Structural overview: self-references, constraints, and phases

The minimal four-mode kernel of DEF is stabilized through the interplay of three structural layers:

Self-references — enable internal identity and reflexivity
Constraints — restrict admissible compositions and ensure closure
Phases — order admissible configurations under interaction and perturbation

These layers are distinct but interdependent.

Overview table

Layer	Element	Structural role
Self-reference	S → Sˢ	Structural identity maintenance
Self-reference	R → Rʳ	Spatial relational coherence
Self-reference	D → Dᵟ	Dynamic consistency
Self-reference	X̂ → X̂ˣ	Interactional continuity
Self-reference	R → Sˢ	Structural anchoring of space
Self-reference	X̂ → Dᵟ	Dynamic regulation of exchange
Self-reference	(S · R) → (X̂ · D)	Trans-dimensional kernel self-reference
Constraint	(S · R) ≡ (X̂ · D)	Mutual closure of Existence and Happening
Constraint	Bounded self-stabilization	Prevents runaway self-reference
Constraint	Non-degeneracy	Enforces four-mode necessity
Constraint	Finite closure	Prevents operator proliferation
Constraint	Perturbation recoverability	Ensures re-entry into closure
Phase	Entry	Establishes admissible kernel configuration
Phase	Crisis	Maximal coupling and constraint tension
Phase	Resolution	Re-stabilization within the kernel

Layer interactions

Self-references define what can refer to itself.
Constraints define which compositions are admissible.
Phases define how admissible configurations are traversed.

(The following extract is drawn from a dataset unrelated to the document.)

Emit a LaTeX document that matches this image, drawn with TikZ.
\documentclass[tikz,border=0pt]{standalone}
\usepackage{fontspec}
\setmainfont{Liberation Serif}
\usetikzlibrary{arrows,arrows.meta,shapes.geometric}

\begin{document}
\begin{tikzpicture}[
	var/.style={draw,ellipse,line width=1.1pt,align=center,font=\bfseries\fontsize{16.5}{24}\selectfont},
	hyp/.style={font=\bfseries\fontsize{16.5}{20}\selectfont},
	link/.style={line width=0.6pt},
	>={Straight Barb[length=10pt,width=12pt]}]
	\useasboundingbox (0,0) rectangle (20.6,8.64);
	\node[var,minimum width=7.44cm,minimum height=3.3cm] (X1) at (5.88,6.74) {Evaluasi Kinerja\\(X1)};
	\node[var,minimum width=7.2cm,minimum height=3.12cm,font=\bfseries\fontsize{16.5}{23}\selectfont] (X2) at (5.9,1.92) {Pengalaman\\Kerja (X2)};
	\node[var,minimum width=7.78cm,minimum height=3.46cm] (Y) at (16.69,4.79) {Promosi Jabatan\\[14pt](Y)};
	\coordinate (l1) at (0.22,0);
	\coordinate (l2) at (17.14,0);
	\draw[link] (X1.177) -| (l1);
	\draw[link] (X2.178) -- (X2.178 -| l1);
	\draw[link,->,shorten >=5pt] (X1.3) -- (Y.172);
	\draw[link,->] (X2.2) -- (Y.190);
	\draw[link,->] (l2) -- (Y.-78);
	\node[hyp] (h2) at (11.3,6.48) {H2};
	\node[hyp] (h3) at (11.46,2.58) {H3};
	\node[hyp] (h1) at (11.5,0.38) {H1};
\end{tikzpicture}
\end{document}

No layer can be removed without destabilizing the kernel:

Without self-references, identity cannot persist.
Without constraints, closure collapses.
Without phases, perturbation and recovery cannot be ordered.

Dimensional alignment

Self-references operate at mode level and kernel level.
Constraints operate at kernel level only.
Phases operate at ordering level, independent of metric time.

This separation prevents category errors between structure, restriction, and ordering.

Minimal completeness

The DEF kernel is minimally complete when:

exactly seven self-references are present,
exactly five constraints restrict admissible compositions,
exactly three phases order kernel traversal.

No additional structural elements are required at the Core level.

Scope and handoff

This section completes the Core by specifying the minimal structural completion of the four-mode kernel:

two non-geometric dimensions (E, H),
four operative modes (S, R, D, X̂),
seven self-references,
five constraints,
and a three-phase structure.

Derivations and regime-specific consequences are addressed in the Physics & Math domain.

This concludes the Core-level specification of the Dimensional Emergence Framework.